That looks like a  *really very used* saw to me, it is not even a $500.00 saw unless a saw dealer can confirm it is in optimum condition and you can try it out.

You can get a nice new mid size saw for around that kind of money.


----------



## woodhog73 (Jan 16, 2017)

Attaboy said:


> That looks like a  *really very used* saw to me, it is not even a $500.00 saw unless a saw dealer can confirm it is in optimum condition and you can try it out.
> 
> You can get a nice new mid size saw for around that kind of money.



Doesn't look that used to me. My new 661 that's not even a year old yet looks kinda in that condition. My jonsered 2172 is a few years old now and looks beat up compared to the Husky in the pictures. Yet it runs like a champ and has a lot of cords left in it. When it losses compression or spins a bearing etc , I figure  less than a $200 rebuild and it's as good as new when it's needed.  That Husky Certainly doesn't look like a saw used in a high production environment. If it's in good mechanical condition then $500 is cheaper than a new similar size saw at over $1,000

Why would he get a mid size saw ? He already has one of the best mid size saws available the Dolmar 6100.

Plus he said he wants this saw for milling. That husky would make a fine milling saw. A mid size saw would not. Plus at $500 that less than half the cost of a new saw of that size. And saws are cheap and easy to rebuild.


----------



## Catfish Hunter (Jan 16, 2017)

Yeah I don't need a mid sized saw. Looking to get something big enough for milling but don't really want to buy new. I figured that way if milling doesn't work out at least it's a minimal investment. 


Sent from my iPhone using Tapatalk


----------



## Tar12 (Jan 16, 2017)

Catfish Hunter said:


> Yeah I don't need a mid sized saw. Looking to get something big enough for milling but don't really want to buy new. I figured that way if milling doesn't work out at least it's a minimal investment.
> 
> 
> Sent from my iPhone using Tapatalk


There you go...if the compression is good your set. Whats the end purpose for milling? You planning on a building? You looking at a Alaskan set up? Always wanted to do that...


----------



## Catfish Hunter (Jan 17, 2017)

Tar12 said:


> There you go...if the compression is good your set. Whats the end purpose for milling? You planning on a building? You looking at a Alaskan set up? Always wanted to do that...
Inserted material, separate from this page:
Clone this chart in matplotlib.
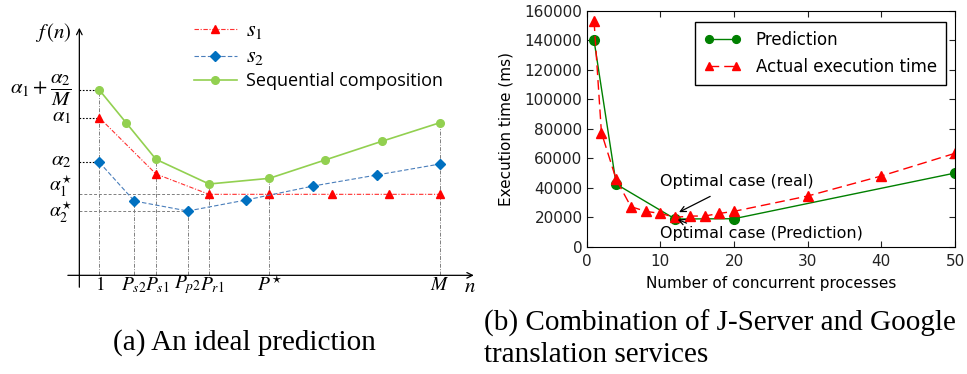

The plan is to mill some of the maple and oak logs that I'm felling with the Granberg but if that doesn't work out I may have a lead on borrowing a sawmill. Then I'll stash that lumber in my barn, in the hay loft, to dry and some day when I have more time begin to make some furniture. I have a spalted maple log that I think might make a good table...


----------



## Tar12 (Jan 17, 2017)

Catfish Hunter said:


> The plan is to mill some of the maple and oak logs that I'm felling with the Granberg but if that doesn't work out I may have a lead on borrowing a sawmill. Then I'll stash that lumber in my barn, in the hay loft, to dry and some day when I have more time begin to make some furniture. I have a spalted maple log that I think might make a good table...


Sounds good! I am slowly collecting my woodworking tools and would love to make some furniture of my own...soon enough...


----------